The index remains in a sell-on-rise mode. Immediate resistance is at 17,700-17,750 and support is at 17,400, Rupak De of LKP Securities has said

The Nifty saw some wild swings on February 1 as Finance Minister Nirmala Sitharaman presented the budget for financial year 2023-24. It came within touching distance of 18,000 only to wipe out most of the gain in a massive selloff in the last couple of hours.
The Street seemed to cheer the Budget’s higher-than-expected capital investment outlay of Rs 10 lakh crore, and changes in personal income tax slab, which are expected to boost demand, while exhibiting fiscal prudence but a sharp selloff in Adani group stocks dampened the sentiment.
After going past the 17,900 mark early in the session, the index slipped to 17,353 in the last hour of trade but managed to recoup losses to close 46 points downs at 17,616. The index defended its 200 daily exponential moving average (DEMA) for the fourth day in a row, which can be crucial support in the coming sessions. The level of 17,700-18,000 can be the next hurdle, experts said.
The index formed a bearish candle with a big upper and lower shadow, which resembles High Wave pattern on the daily charts, indicating too much volatility in the market and indecisiveness among buyers and sellers about the future market trend.
“The bears continued to be at the helm, and the index witnessed selling pressure in the second half of the session. The index remains in a sell-on-rise mode with immediate resistance at 17,700-17,750,” Rupak De, Senior Technical Analyst at LKP Securities said.
The immediate downside support level is 17,400, and a breach can lead to further selling towards 17,200-17,000, he said.
On the options front, the maximum Call open interest was at 18,000 strike followed by 18,100 strike, which is expected to be crucial resistance for the Nifty, with Call writing at 18,000 strike then 17,800 strike.
The maximum Put open interest was seen at 17,000 strike followed by 17,500 strike, which can be critical support area, with minor Put writing at 17,500 strike then 17,200 strike.
The options data indicates that an immediate trading range for the Nifty could be 17,350-17,900.
India VIX, the fear index remained volatile before closing 0.56 percent lower at 16.78 level.
Banking index
The Bank Nifty was highly volatile during the day and moved in a 2,500 points range. It settled 142 points lower at 40,513 and formed a bearish candle on the daily charts with long upper and lower shadow, resembling High Wave pattern.

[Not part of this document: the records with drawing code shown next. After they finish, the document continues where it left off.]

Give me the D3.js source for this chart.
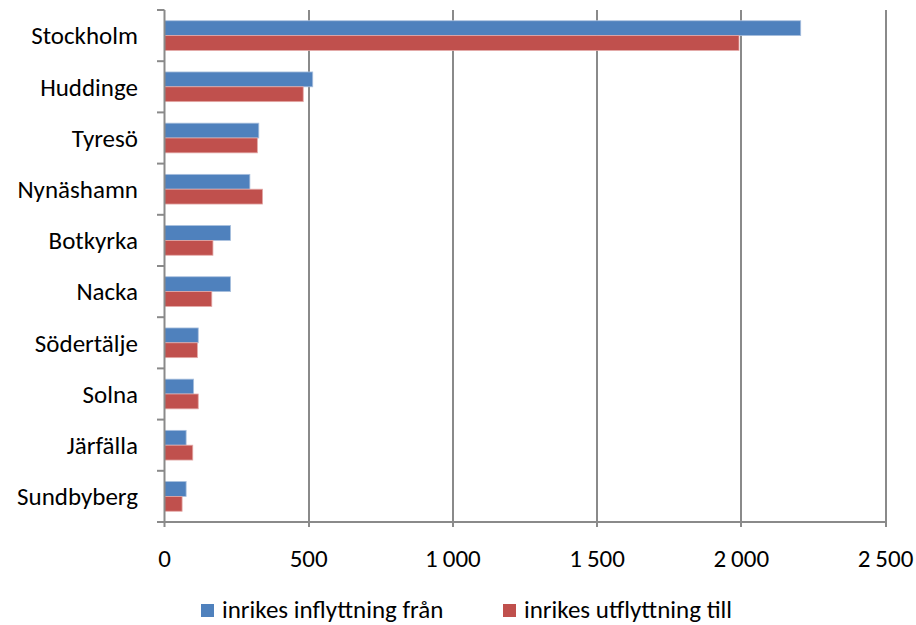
<!DOCTYPE html>
<html><head><meta charset="utf-8">
<script src="https://cdn.jsdelivr.net/npm/d3@7"></script>
<style>body{margin:0;background:#fff}svg{display:block}text{font-family:Carlito,Lato,'Open Sans',sans-serif;fill:#000}</style>
</head><body><svg id="c" width="916" height="625"></svg>
<script>
const categories = ["Stockholm","Huddinge","Tyresö","Nynäshamn","Botkyrka","Nacka","Södertälje","Solna","Järfälla","Sundbyberg"];
const inflyttning = [2206,514,327,296,229,229,117,101,75,75];
const utflyttning = [1992,481,322,340,168,164,114,117,98,61];
const seriesNames = ["inrikes inflyttning från","inrikes utflyttning till"];
const seriesColors = ["#4F81BD","#C0504D"];
const xTicks = [0,500,1000,1500,2000,2500];

const svg = d3.select("#c");
const m = {l:164.5, r:885.5, t:10, b:522};
const FS = 25;
const x = d3.scaleLinear().domain([0,2500]).range([m.l,m.r]);
const y = d3.scaleBand().domain(categories).range([m.t,m.b]).paddingInner(0.42).paddingOuter(0.21);
const fmt = v => d3.format(",")(v).replace(/,/g,"\u2009");

// gridlines
svg.append("g").selectAll("line").data(xTicks.slice(1)).join("line")
  .attr("x1",d=>Math.round(x(d))).attr("x2",d=>Math.round(x(d)))
  .attr("y1",m.t).attr("y2",m.b+5).attr("stroke","#8a8a8a").attr("stroke-width",2);

// bars
const data = categories.map((c,i)=>({c, v:[inflyttning[i],utflyttning[i]]}));
const g = svg.append("g");
data.forEach(d=>{
  d.v.forEach((v,j)=>{
    g.append("rect").attr("x",x(0)).attr("y",y(d.c)+j*y.bandwidth()/2)
     .attr("width",x(v)-x(0)).attr("height",y.bandwidth()/2)
     .attr("fill",seriesColors[j]).attr("stroke",j?"#e3a9a7":"#a9c0de").attr("stroke-width",0.8);
  });
});

// axes
svg.append("line").attr("x1",x(0)).attr("x2",x(0)).attr("y1",m.t).attr("y2",m.b+5).attr("stroke","#8a8a8a").attr("stroke-width",2);
const catTicks = d3.range(categories.length+1).map(i=>m.t+i*(m.b-m.t)/categories.length);
svg.append("g").selectAll("line").data(catTicks).join("line")
  .attr("x1",157).attr("x2",x(0)).attr("y1",d=>d).attr("y2",d=>d).attr("stroke","#8a8a8a").attr("stroke-width",2);
svg.append("line").attr("x1",x(0)).attr("x2",m.r).attr("y1",m.b).attr("y2",m.b).attr("stroke","#8a8a8a").attr("stroke-width",2);

// category labels
svg.append("g").selectAll("text").data(categories).join("text")
  .attr("x",138).attr("y",d=>y(d)+y.bandwidth()/2).attr("dy","0.35em")
  .attr("text-anchor","end").attr("font-size",FS).text(d=>d);

// x tick labels
svg.append("g").selectAll("text").data(xTicks).join("text")
  .attr("x",d=>x(d)).attr("y",558).attr("dy","0.35em").attr("text-anchor","middle")
  .attr("font-size",FS).text(d=>fmt(d));

// legend
const lg = svg.append("g");
const lx = [201,503];
seriesNames.forEach((n,i)=>{
  lg.append("rect").attr("x",lx[i]).attr("y",604).attr("width",13).attr("height",13).attr("fill",seriesColors[i]);
  lg.append("text").attr("x",lx[i]+21).attr("y",609).attr("dy","0.35em").attr("font-size",FS).text(n);
});
</script></body></html>
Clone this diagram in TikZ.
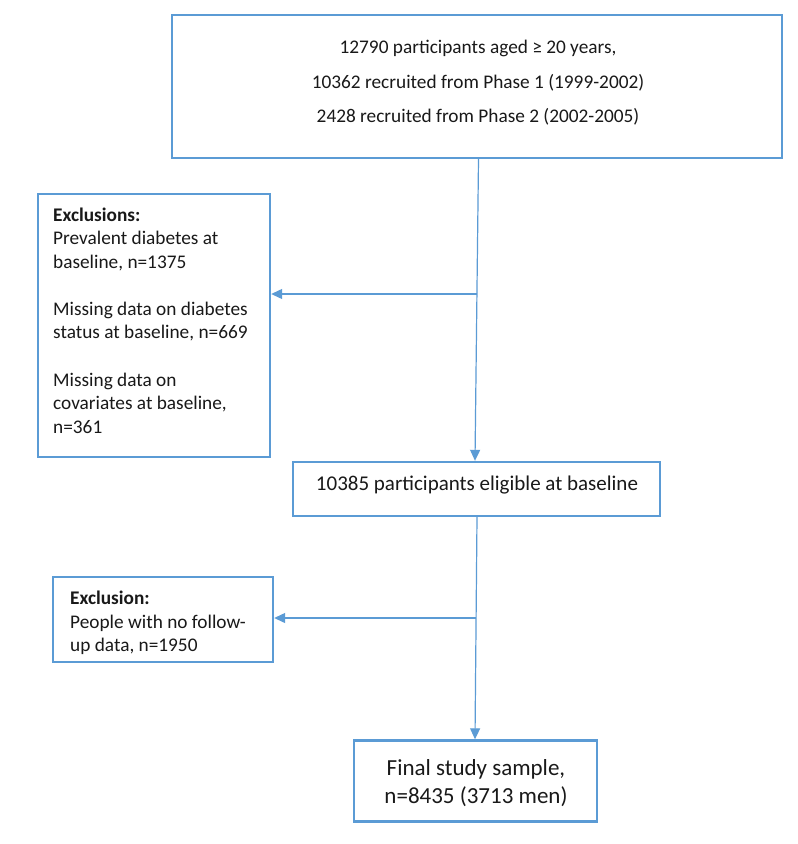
\documentclass[tikz,border=0pt]{standalone}
\usepackage{fontspec}
\setmainfont{Carlito}
\usetikzlibrary{arrows.meta}
\definecolor{boxblue}{HTML}{5B9BD5}
\tikzset{
  box/.style={draw=boxblue, line width=2.4pt, inner sep=0pt, fill=white},
  conn/.style={draw=boxblue, line width=1.2pt},
  arr/.style={conn, -{Triangle[length=11pt,width=10pt]}},
  ctext/.style={anchor=base, inner sep=0pt, text=black!90},
  ltext/.style={anchor=base west, inner sep=0pt, text=black!90},
  fA/.style={font=\fontsize{19.3}{23.6}\selectfont},
  fB/.style={font=\fontsize{21}{25}\selectfont},
  fC/.style={font=\fontsize{23}{28}\selectfont}
}
\begin{document}
\begin{tikzpicture}[x=1pt,y=-1pt]
\useasboundingbox[fill=white] (0,0) rectangle (798,844);
% boxes
\node[box, minimum width=610pt, minimum height=143pt] (top) at (477,86.5) {};
\node[box, minimum width=232pt, minimum height=263pt] (excl) at (154,325.5) {};
\node[box, minimum width=367pt, minimum height=54pt] (elig) at (476.5,489) {};
\node[box, minimum width=220pt, minimum height=85pt] (ex2) at (163,619.5) {};
\node[box, minimum width=243pt, minimum height=81pt] (fin) at (475.5,781) {};
% top text
\node[ctext, fA] (t1) at (478,53) {12790 participants aged ≥ 20 years,};
\node[ctext, fA] (t2) at (478,88) {10362 recruited from Phase 1 (1999-2002)};
\node[ctext, fA] (t3) at (478,122) {2428 recruited from Phase 2 (2002-2005)};
% exclusions text
\node[ltext, fA] (e1) at (53,221) {\textbf{Exclusions:}};
\node[ltext, fA] (e2) at (53,244.5) {Prevalent diabetes at};
\node[ltext, fA] (e3) at (53,268) {baseline, n=1375};
\node[ltext, fA] (e4) at (53,315) {Missing data on diabetes};
\node[ltext, fA] (e5) at (53,338.5) {status at baseline, n=669};
\node[ltext, fA] (e6) at (53,386) {Missing data on};
\node[ltext, fA] (e7) at (53,409.5) {covariates at baseline,};
\node[ltext, fA] (e8) at (53,433) {n=361};
% eligible
\node[ctext, fB] (g1) at (477,490) {10385 participants eligible at baseline};
% exclusion 2
\node[ltext, fA] (x1) at (70,604) {\textbf{Exclusion:}};
\node[ltext, fA] (x2) at (70,628) {People with no follow-};
\node[ltext, fA] (x3) at (70,651) {up data, n=1950};
% final
\node[ctext, fC] (f1) at (476,775) {Final study sample,};
\node[ctext, fC] (f2) at (476,803) {n=8435 (3713 men)};
% connectors
\coordinate (a1) at (478.5,0);
\coordinate (a2) at (475,0);
\coordinate (b1) at (477,0);
\coordinate (b2) at (475,0);
\coordinate (j1) at (476.9,294);
\coordinate (j2) at (476.1,618);
\draw[arr] (top.south -| a1) -- (elig.north -| a2);
\draw[arr] (j1) -- (excl.east |- j1);
\draw[arr] (elig.south -| b1) -- (fin.north -| b2);
\draw[arr] (j2) -- (ex2.east |- j2);
\end{tikzpicture}
\end{document}
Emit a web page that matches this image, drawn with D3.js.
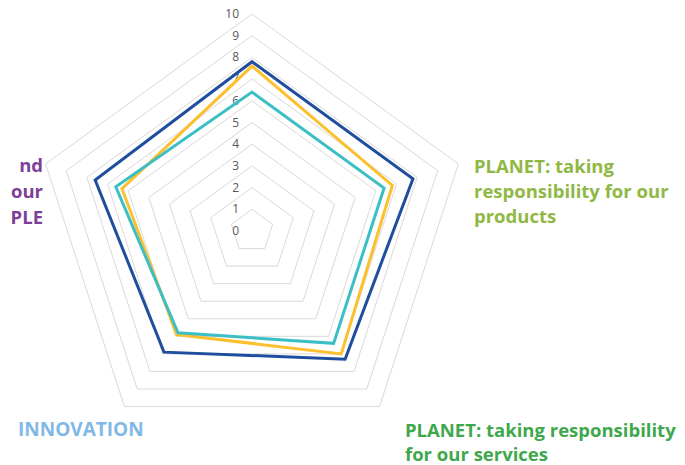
<!DOCTYPE html>
<html><head><meta charset="utf-8">
<script src="https://cdn.jsdelivr.net/npm/d3@7"></script>
<style>
html,body{margin:0;padding:0;background:#fff;}
svg{display:block;}
</style></head>
<body>
<script>
const axes = ["PEOPLE (top)", "PLANET: taking responsibility for our products", "PLANET: taking responsibility for our services", "INNOVATION", "PEOPLE"];
const ticks = [0,1,2,3,4,5,6,7,8,9,10];
const seriesBlue = [7.8, 7.8, 7.3, 6.9, 7.6];
const seriesYellow = [7.6, 6.8, 7.0, 5.9, 6.3];
const seriesTeal = [6.4, 6.4, 6.4, 5.8, 6.6];
const seriesColors = ["#1f4e9f", "#fcc02e", "#3bbfc4"];
const labelRight = ["PLANET: taking", "responsibility for our", "products"];
const labelBottomRight = ["PLANET: taking responsibility", "for our services"];
const labelBottomLeft = ["INNOVATION"];
const labelLeft = ["nd", "our", "PLE"];

const W = 685, H = 465;
const cx = 252, cy = 231, R = 217;
const svg = d3.select("body").append("svg").attr("width", W).attr("height", H);
const r = d3.scaleLinear().domain([0, 10]).range([0, R]);
const ang = d3.scaleLinear().domain([0, axes.length]).range([0, 2 * Math.PI]);
const pt = (i, v) => [cx + r(v) * Math.sin(ang(i)), cy - r(v) * Math.cos(ang(i))];

// grid rings
ticks.filter(t => t > 0).forEach(t => {
  svg.append("path")
    .attr("d", d3.line()(axes.map((a, i) => pt(i, t))) + "Z")
    .attr("fill", "none").attr("stroke", "#d9d9d9").attr("stroke-width", 1);
});

// tick labels
svg.selectAll("text.tick").data(ticks).join("text")
  .attr("class", "tick")
  .attr("x", cx - 13).attr("y", d => cy - r(d) + 4)
  .attr("text-anchor", "end")
  .attr("font-family", "Open Sans, sans-serif").attr("font-size", 12)
  .attr("fill", "#595959")
  .text(d => d);

// series
[seriesBlue, seriesYellow, seriesTeal].forEach((s, k) => {
  svg.append("path")
    .attr("d", d3.line()(s.map((v, i) => pt(i, v))) + "Z")
    .attr("fill", "none").attr("stroke", seriesColors[k])
    .attr("stroke-width", 3).attr("stroke-linejoin", "miter");
});

// category labels
function label(lines, x, y, anchor, color, lh, fs) {
  const t = svg.append("text").attr("x", x).attr("y", y)
    .attr("text-anchor", anchor)
    .attr("font-family", "Open Sans, sans-serif").attr("font-weight", 700)
    .attr("font-size", fs).attr("fill", color);
  lines.forEach((l, i) => t.append("tspan").attr("x", x).attr("dy", i ? lh : 0).text(l));
}
label(labelRight, 474, 173, "start", "#8fb844", 25, 18.5);
label(labelBottomRight, 405, 437, "start", "#3fa84c", 24, 18.5);
label(labelBottomLeft, 18, 436, "start", "#80b8e6", 22, 19);
label(labelLeft, 43, 172, "end", "#7d3f98", 26, 18.5);
</script>
</body></html>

“On the daily chart, the index has sustained below the 50 EMA (42,081). The sentiment is likely to remain weak as long as it remains below 41,150. On the lower end, support is placed at 39,500-38,800. On the higher end, resistance is visible at 41,150,” Kunal Shah, Senior Technical Analyst, LKP Securities, said.
A positive setup was seen in Indian Hotels, JSPL, ITC, Apollo Tyres, Polycab, SRF, Tata Steel, TCS, Godrej Consumer Products, JSW Steel, HDFC, HDFC Bank, Infosys, Eicher Motors, Havells and L&T, Chandan Taparia, VP | Analyst-Derivatives at Motilal Oswal Financial Services said.
However, weakness was seen in Adani Enterprises, Adani Ports, Ambuja Cements, Max Financial, ICICI Prudential, HDFC Life, SBI Life, Bank of Baroda, ACC, Jubilant Foodworks, SBI, IndusInd Bank, Container Corporation, and HDFC AMC, he added.